Microhoo could also fix the perception of mediocrity that is currently dogging office-productivity-in-the-cloud solutions, foremost among them Google’s offerings. Office, Sharepoint, Exchange Server, Biztalk and the like are real business applications and services that Microsoft is already hosting in the cloud.
Having them be available from Yahoo will help Microsoft get its cloud computing story out to the masses. Having real business software from Microsoft in the cloud should scare the bejeezus out of the kids at Google who are currently in over their heads trying to build out competitive offerings.
Finally, I think Microhoo could really drive the creation of an on-demand marketplace of services that would make Google shudder and Salesforce.com green with envy (and red as in red ink.)
Microsoft has an ISV and developer community that is unparalleled, and its plans for cloud computing are very much focused on unleashing those developers to build and deploy apps that can be in the cloud or on the desktop pretty much interchangeably. The idea that these developers could offer on demand versions of their applications in the cloud – with a pay-as-you-go model and no software downloads or IT cost needed – could open up a marketplace, running, of course, on Yahoo, that will redefine on-demand and cloud computing once and for all.
So as long as I stifle my disinterest in business models based on media and advertising, I see Microhoo as an opportunity to leapfrog Google. There’s a lot more to making that happen – including overcoming the institutional inertia that often dooms large mergers.
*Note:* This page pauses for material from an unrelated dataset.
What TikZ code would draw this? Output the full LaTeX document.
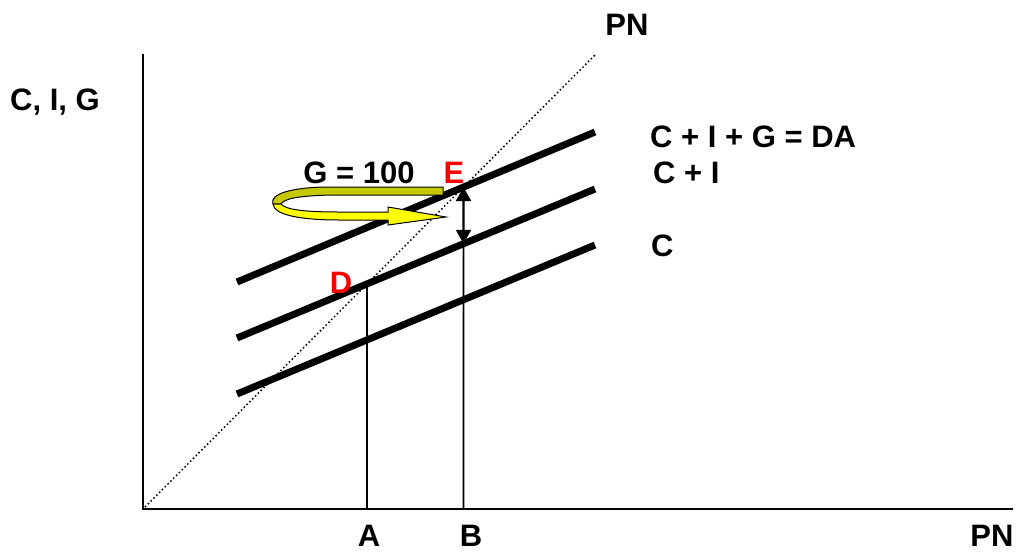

But by and large I think that if I were the gang at Google, I’d be worrying about what Microsoft could do with Yahoo to execute an end run around my dead-end search business and my dead-on-arrival office productivity business. And then I’d look at my quaintly quirky business ways and wonder what it will all mean three years from now, when Microhoo rises from the ashes of the current recession and starts making Google look like yesterday’s lunch. Sometimes being a wunderkind means you never actually get to grow up. Until it’s too late.